A statement by the president of Mexico, Vicente Fox, that Mexicans in America do the work that blacks are unwilling to do sparked fierce emotions from local black and immigrant leaders yesterday.


“President Fox should issue an unequivocal apology,” a 2004 presidential candidate, the Reverend Alford Sharpton, said at a press conference at the Mexican consulate in New York. “The words he used confirm the stereotype that blacks are the lowest peons in the workforce of this country.”


[Mr. Fox reversed course last night, apologizing for making the statement, according to the Associated Press.]


The executive director of the New York Immigration Coalition, Margie McHugh, said Mr. Fox’s comment “ironically, implies support for a system that exploits both blacks and Mexicans.” She called on Mr. Fox “to clearly and unequivocally retract his remark.”


A Chicago-based African-American leader, the Reverend Jesse Jackson, also said that Mr. Fox should apologize and that, even if they were unintentional, his comments were disrespectful and inflammatory.


The Mexican president’s comment came Friday, during a meeting in Puerto Vallarta.


“There’s no doubt that Mexican men and women – full of dignity, willpower, and a capacity for work – are doing the work that not even blacks want to do in the United States,” he said.
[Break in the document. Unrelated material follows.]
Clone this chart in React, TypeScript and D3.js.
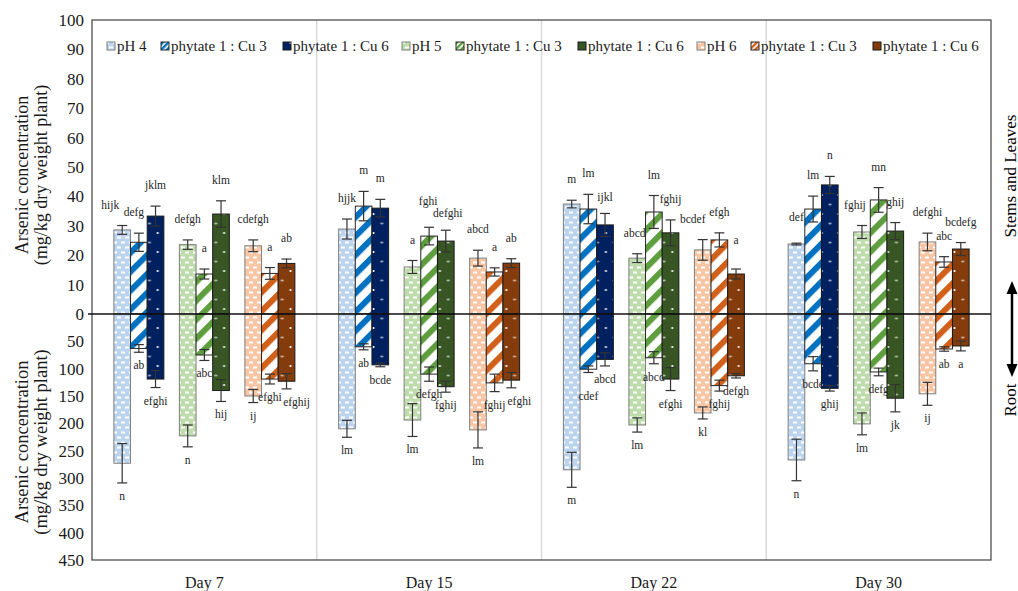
import * as d3 from 'd3';

const WIDTH = 1018;
const HEIGHT = 591;
const PLOT = { left: 92, right: 991, top: 20, bottom: 560, zero: 314 };
const FONT = 'Liberation Serif, Times New Roman, DejaVu Serif, serif';

const days = ['Day 7', 'Day 15', 'Day 22', 'Day 30'];
const phLevels = ['pH 4', 'pH 5', 'pH 6'];
const treatments = ['pH', 'phytate 1 : Cu 3', 'phytate 1 : Cu 6'];
const upperTicks = [0, 10, 20, 30, 40, 50, 60, 70, 80, 90, 100];
const lowerTicks = [50, 100, 150, 200, 250, 300, 350, 400, 450];

// stems and leaves (upper half), one value per day
const stemsPh4 = [28.6, 28.9, 37.4, 23.8];
const stemsPh4Cu3 = [24.4, 36.7, 35.7, 35.7];
const stemsPh4Cu6 = [33.3, 36, 30.3, 43.9];
const stemsPh5 = [23.6, 16, 19, 27.9];
const stemsPh5Cu3 = [13.6, 26.5, 34.7, 38.8];
const stemsPh5Cu6 = [34, 24.8, 27.6, 28.2];
const stemsPh6 = [23.2, 19, 21.8, 24.5];
const stemsPh6Cu3 = [13.8, 14.3, 25.2, 17.7];
const stemsPh6Cu6 = [17.2, 17.3, 13.6, 22.1];

const stemsErrPh4 = [1.5, 3.4, 1.3, 0.3];
const stemsErrPh4Cu3 = [3.1, 5, 5, 4.4];
const stemsErrPh4Cu6 = [3.4, 3, 3.9, 2.9];
const stemsErrPh5 = [1.6, 2.2, 1.5, 2.2];
const stemsErrPh5Cu3 = [1.7, 3, 5.6, 4.2];
const stemsErrPh5Cu6 = [4.5, 3.7, 4.4, 2.9];
const stemsErrPh6 = [2, 2.7, 3.5, 3];
const stemsErrPh6Cu3 = [2, 1.4, 2.4, 1.8];
const stemsErrPh6Cu6 = [1.5, 1.5, 1.7, 2.2];

// root (lower half)
const rootPh4 = [273, 210, 285, 267];
const rootPh4Cu3 = [63, 60, 101, 91];
const rootPh4Cu6 = [119, 93, 83, 136];
const rootPh5 = [223, 194, 203, 201];
const rootPh5Cu3 = [75, 110, 80, 106];
const rootPh5Cu6 = [140, 133, 119, 154];
const rootPh6 = [150, 212, 181, 146];
const rootPh6Cu3 = [119, 126, 131, 64];
const rootPh6Cu6 = [123, 121, 113, 58.5];

const rootErrPh4 = [36, 15.5, 32, 38];
const rootErrPh4Cu3 = [7, 5.5, 6, 13];
const rootErrPh4Cu6 = [15.5, 3.5, 12, 5];
const rootErrPh5 = [20, 30, 13, 20];
const rootErrPh5Cu3 = [10, 13, 11, 7];
const rootErrPh5Cu6 = [20, 10, 21, 25];
const rootErrPh6 = [12, 33, 11, 21];
const rootErrPh6Cu3 = [9, 16, 10, 4];
const rootErrPh6Cu6 = [14, 14, 4, 9];

// significance letters
const stemsLetters = [
  ['hijk', 'hjjk', 'm', 'def'],
  ['defg', 'm', 'lm', 'lm'],
  ['jklm', 'm', 'ijkl', 'n'],
  ['defgh', 'a', 'abcde', 'fghij'],
  ['a', 'fghi', 'lm', 'mn'],
  ['klm', 'defghi', 'fghij', 'ghij'],
  ['cdefgh', 'abcd', 'bcdef', 'defghi'],
  ['a', 'a', 'efgh', 'abc'],
  ['ab', 'ab', 'a', 'bcdefg'],
];
const rootLetters = [
  ['n', 'lm', 'm', 'n'],
  ['ab', 'ab', 'cdef', 'bcde'],
  ['efghi', 'bcde', 'abcd', 'ghij'],
  ['n', 'lm', 'lm', 'lm'],
  ['abc', 'defgh', 'abcd', 'defg'],
  ['hij', 'fghij', 'efghi', 'jk'],
  ['ij', 'lm', 'kl', 'ij'],
  ['efghi', 'fghij', 'fghij', 'ab'],
  ['efghij', 'efghi', 'defgh', 'a'],
];

const stems = [stemsPh4, stemsPh4Cu3, stemsPh4Cu6, stemsPh5, stemsPh5Cu3, stemsPh5Cu6, stemsPh6, stemsPh6Cu3, stemsPh6Cu6];
const stemsErr = [stemsErrPh4, stemsErrPh4Cu3, stemsErrPh4Cu6, stemsErrPh5, stemsErrPh5Cu3, stemsErrPh5Cu6, stemsErrPh6, stemsErrPh6Cu3, stemsErrPh6Cu6];
const roots = [rootPh4, rootPh4Cu3, rootPh4Cu6, rootPh5, rootPh5Cu3, rootPh5Cu6, rootPh6, rootPh6Cu3, rootPh6Cu6];
const rootsErr = [rootErrPh4, rootErrPh4Cu3, rootErrPh4Cu6, rootErrPh5, rootErrPh5Cu3, rootErrPh5Cu6, rootErrPh6, rootErrPh6Cu3, rootErrPh6Cu6];

// colours per pH level: light fill, stripe, dark fill
const lightColors = ['#bcd4ee', '#bfdcad', '#f8c6a4'];
const stripeColors = ['#0070c0', '#5f9e3f', '#d0601a'];
const darkColors = ['#002060', '#375623', '#843c0c'];
const barStrokes = ['#7f7f7f', '#262626', '#1a1a1a'];

// small hand placement of letters, like the text boxes in the original
const upperNudge: Record<string, [number, number]> = {
  '0-0': [-12, 0], '1-0': [-5, 0], '6-2': [-10, 0], '8-2': [0, -8],
  '3-3': [-7, 0], '0-3': [0, -5], '2-2': [0, 5], '5-1': [2, 4], '4-1': [-1, -5],
};
const lowerNudge: Record<string, [number, number]> = {
  '8-0': [10, 0], '8-1': [8, 0], '1-2': [0, 10],
};
const LEGEND_STEP = [54, 122, 119];

function patternId(p: number, t: number) {
  return `pat-${p}-${t}`;
}

function Patterns() {
  return (
    <defs>
      {phLevels.map((_, p) => (
        <g key={p}>
          <pattern id={patternId(p, 0)} patternUnits="userSpaceOnUse" width={8} height={10}>
            <rect width={8} height={10} fill={lightColors[p]} />
            <rect x={1} y={1.5} width={4} height={2} fill="#fff" />
            <rect x={5} y={6.5} width={4} height={2} fill="#fff" />
            <rect x={-3} y={6.5} width={4} height={2} fill="#fff" />
          </pattern>
          <pattern id={patternId(p, 1)} patternUnits="userSpaceOnUse" width={13.4} height={13.4} patternTransform="rotate(45)">
            <rect width={13.4} height={13.4} fill="#fff" />
            <rect width={6} height={13.4} fill={stripeColors[p]} />
          </pattern>
          <pattern id={patternId(p, 2)} patternUnits="userSpaceOnUse" width={16.6} height={19}>
            <rect width={16.6} height={19} fill={darkColors[p]} />
            <circle cx={8.3} cy={5} r={1.1} fill="#fff" />
            <circle cx={0.6} cy={14.5} r={1} fill="#fff" opacity={0.6} />
            <circle cx={16} cy={14.5} r={1} fill="#fff" opacity={0.6} />
          </pattern>
          <pattern id={`leg-${p}`} patternUnits="userSpaceOnUse" width={4} height={4} patternTransform="rotate(45)">
            <rect width={4} height={4} fill="#fff" />
            <rect width={2.4} height={4} fill={stripeColors[p]} />
          </pattern>
        </g>
      ))}
    </defs>
  );
}

export default function App() {
  const xDay = d3.scaleBand().domain(days).range([PLOT.left, PLOT.right]);
  const xPh = d3.scaleBand().domain(phLevels).range([0, xDay.bandwidth()]).paddingInner(0.237).paddingOuter(0.334);
  const xTrt = d3.scaleBand().domain(treatments).range([0, xPh.bandwidth()]);
  const yUp = d3.scaleLinear().domain([0, 100]).range([PLOT.zero, PLOT.top]);
  const yDown = d3.scaleLinear().domain([0, 450]).range([PLOT.zero, PLOT.bottom]);
  const bw = xTrt.bandwidth();

  const marks: JSX.Element[] = [];
  stems.forEach((vals, s) => {
    const p = Math.floor(s / 3);
    const t = s % 3;
    vals.forEach((v, d) => {
      const x = (xDay(days[d]) ?? 0) + (xPh(phLevels[p]) ?? 0) + (xTrt(treatments[t]) ?? 0);
      const cx = x + bw / 2;
      const e = stemsErr[s][d];
      const r = roots[s][d];
      const re = rootsErr[s][d];
      const un = upperNudge[`${s}-${d}`] ?? [0, 0];
      const ln = lowerNudge[`${s}-${d}`] ?? [0, 0];
      marks.push(
        <g key={`${s}-${d}`}>
          <rect x={x} y={yUp(v)} width={bw} height={PLOT.zero - yUp(v)} fill={`url(#${patternId(p, t)})`} stroke={barStrokes[t]} strokeWidth={1} />
          <rect x={x} y={PLOT.zero} width={bw} height={yDown(r) - PLOT.zero} fill={`url(#${patternId(p, t)})`} stroke={barStrokes[t]} strokeWidth={1} />
          <g stroke="#333" strokeWidth={1.2}>
            <line x1={cx} x2={cx} y1={yUp(v + e)} y2={yUp(v - e)} />
            <line x1={cx - 5} x2={cx + 5} y1={yUp(v + e)} y2={yUp(v + e)} />
            <line x1={cx - 5} x2={cx + 5} y1={yUp(v - e)} y2={yUp(v - e)} />
            <line x1={cx} x2={cx} y1={yDown(r - re)} y2={yDown(r + re)} />
            <line x1={cx - 5} x2={cx + 5} y1={yDown(r - re)} y2={yDown(r - re)} />
            <line x1={cx - 5} x2={cx + 5} y1={yDown(r + re)} y2={yDown(r + re)} />
          </g>
          <text x={cx + un[0]} y={yUp(v + e) - 21 + un[1]} dy="0.35em" textAnchor="middle" fontSize={11.5} fill="#262626">
            {stemsLetters[s][d]}
          </text>
          <text x={cx + ln[0]} y={yDown(r + re) + 13 + ln[1]} dy="0.35em" textAnchor="middle" fontSize={11.5} fill="#262626">
            {rootLetters[s][d]}
          </text>
        </g>
      );
    });
  });

  // legend positions
  const legendItems: { label: string; p: number; t: number; x: number }[] = [];
  let lx = 107;
  phLevels.forEach((ph, p) => {
    treatments.forEach((trt, t) => {
      legendItems.push({ label: t === 0 ? ph : trt, p, t, x: lx });
      lx += LEGEND_STEP[t];
    });
  });

  return (
    <svg width={WIDTH} height={HEIGHT} style={{ position: 'absolute', left: 0, top: 0, background: '#fff', fontFamily: FONT }}>
      <Patterns />
      <rect width={WIDTH} height={HEIGHT} fill="#fff" />

      {/* day separators */}
      {days.slice(1).map((d) => (
        <line key={d} x1={xDay(d)} x2={xDay(d)} y1={PLOT.top} y2={PLOT.bottom} stroke="#d9d9d9" strokeWidth={1.5} />
      ))}

      {marks}

      {/* frame */}
      <rect x={PLOT.left} y={PLOT.top} width={PLOT.right - PLOT.left} height={PLOT.bottom - PLOT.top} fill="none" stroke="#404040" strokeWidth={1.2} />
      <line x1={PLOT.left - 4} x2={PLOT.right} y1={PLOT.zero} y2={PLOT.zero} stroke="#111" strokeWidth={1.3} />

      {/* tick labels */}
      {upperTicks.map((t) => (
        <text key={`u${t}`} x={84} y={yUp(t)} dy="0.35em" textAnchor="end" fontSize={17} fill="#1a1a1a">{t}</text>
      ))}
      {lowerTicks.map((t) => (
        <text key={`l${t}`} x={84} y={yDown(t)} dy="0.35em" textAnchor="end" fontSize={17} fill="#1a1a1a">{t}</text>
      ))}

      {/* category labels */}
      {days.map((d) => (
        <text key={d} x={(xDay(d) ?? 0) + xDay.bandwidth() / 2} y={588} textAnchor="middle" fontSize={16} fill="#1a1a1a">{d}</text>
      ))}

      {/* axis titles */}
      <g fontSize={18} fill="#1a1a1a" textAnchor="middle" dominantBaseline="central">
        <text transform={`translate(22,${(yUp(100) + PLOT.zero) / 2 + 8}) rotate(-90)`}>Arsenic  concentration</text>
        <text transform={`translate(41,${(yUp(100) + PLOT.zero) / 2 + 8}) rotate(-90)`}>(mg/kg dry weight plant)</text>
        <text transform={`translate(22,${(yDown(450) + PLOT.zero) / 2 + 5}) rotate(-90)`} fontSize={18.5}>Arsenic  concentration</text>
        <text transform={`translate(41,${(yDown(450) + PLOT.zero) / 2 + 5}) rotate(-90)`} fontSize={18.5}>(mg/kg dry weight plant)</text>
      </g>

      {/* legend */}
      {legendItems.map((it, i) => (
        <g key={i}>
          <rect x={it.x} y={42} width={8} height={8} fill={it.t === 1 ? `url(#leg-${it.p})` : `url(#${patternId(it.p, it.t)})`} stroke={barStrokes[it.t]} strokeWidth={1} />
          <text x={it.x + 10} y={51} fontSize={15} fill="#1a1a1a">{it.label}</text>
        </g>
      ))}

      {/* right side annotation */}
      <g fill="#000" fontSize={17} textAnchor="middle" dominantBaseline="central">
        <text transform="translate(1010,176) rotate(-90)">Stems and Leaves</text>
        <text transform="translate(1010,400) rotate(-90)">Root</text>
      </g>
      <line x1={1012} x2={1012} y1={292} y2={366} stroke="#000" strokeWidth={2.5} />
      <path d="M1012,281 L1006.5,294 L1017.5,294 Z" fill="#000" />
      <path d="M1012,377 L1006.5,364 L1017.5,364 Z" fill="#000" />
    </svg>
  );
}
Despite widespread criticism, including a rebuff from the State Department, Mr. Fox said yesterday he would not retract the statement. He said his intention, to defend immigrants crossing illegally into America, had been misunderstood.


The statement came after Congress passed legislation barring illegal immigrants from receiving driver’s licenses in America and giving the director of the Department of Homeland Security unprecedented power to complete a fence on the southwest border. Mr. Fox has been very critical of these provisions, while encouraging a comprehensive immigration measure introduced separately last week.


The purpose of Mr. Fox’s comment “was none other than to show the importance Mexican workers have today in the development and progress of U.S. society,” a spokesman for Mr. Fox, Ruben Aguilar, told the Associated Press in Mexico yesterday. He refused to elaborate, adding only that Mr. Fox would “intensify his diplomatic efforts to protect the integrity of the Mexicans living in the country.”


A Mexican leader in Manhattan, Teresa Garcia of the advocacy group Asociacion Tepeyac, said the U.S.-educated Mr. Fox did not have the cultural sensitivity that comes with living in America.


Also calling on him to apologize, Ms. Garcia said she was fearful his remarks would incite conflict between Mexicans and African-Americans. Ms. Garcia said she had already received a fearful call yesterday from a Mexican immigrant who had been at the consulate when it was barraged by journalists covering Rev. Sharpton’s appearance there.


“He was very afraid,” she said of the immigrant. “He was afraid there are going to be conflicts or some sort of problems between Mexican and African-American immigrants.”